- Born: 19 September 1939 (age 86)
- Occupations: Lawyer, former international civil servant

= Eduardo Valencia Ospina =

Colombian lawyer (born 1939)

Eduardo Valencia Ospina (born 19 September, 1939) is a Colombian lawyer and former international civil servant. He holds an LL.M. from Harvard Law School (1963), where he specialized in international law and was a Special Graduate Studies student from 1963 to 1964. He also holds a PhD in Juridical Sciences and a PhD in Economic Sciences from the Pontificia Universidad Javeriana in Bogotá, Colombia.

==Biography==
Born into a wealthy Cali family, Valencia Ospina worked at the United Nations for 36 years before retiring in 2000 with the rank of assistant secretary general. He was senior legal officer at the Office of Legal Affairs, and was the registrar (secretary-general) of the International Court of Justice from 1987 to 2000. At the time of his retirement, he was the longest-serving registrar of the ICJ.

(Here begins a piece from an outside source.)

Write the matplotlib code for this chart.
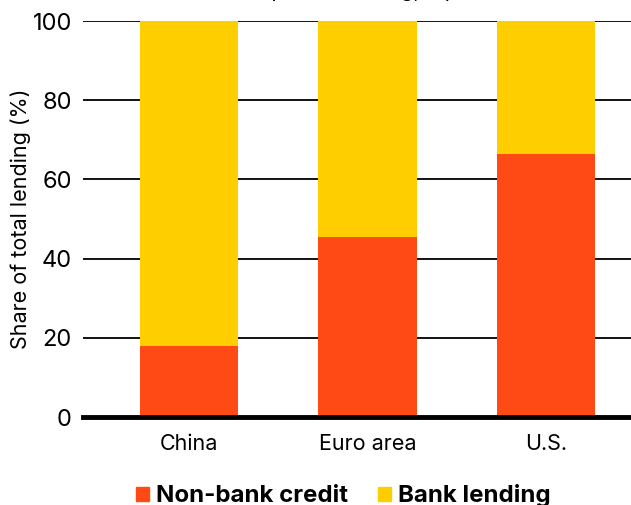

In November 2016, Valencia Ospina was elected to serve for a third term as a member of the International Law Commission. At the ILC, Valencia Ospina served as first vice chair during its 69th session in 2017, and as chair during its 70th session in 2018. In 2007, he was appointed Special Rapporteur for the report on the "Protection of persons in the event of disasters". The Commission adopted the resulting "Draft articles on the protection of persons in the event of disasters" in 2016. His draft articles were subsequently submitted to the United Nations General Assembly and put on its agenda.

Valencia Ospina is a former president of the Latin American Society of International Law. He also served on the board of several international law journals, including the Journal of International Dispute Settlement. He was the editor-in-chief of The Law and Practice of International Courts and Tribunals.

Valencia Ospina is also an international arbitrator and counsel in cases before the ICJ. He is counsel for Colombia in the maritime border dispute case with Nicaragua, which began in 2001. In October 2022, he was designated by the Ministry of Foreign Affairs of Colombia as the lead counsel.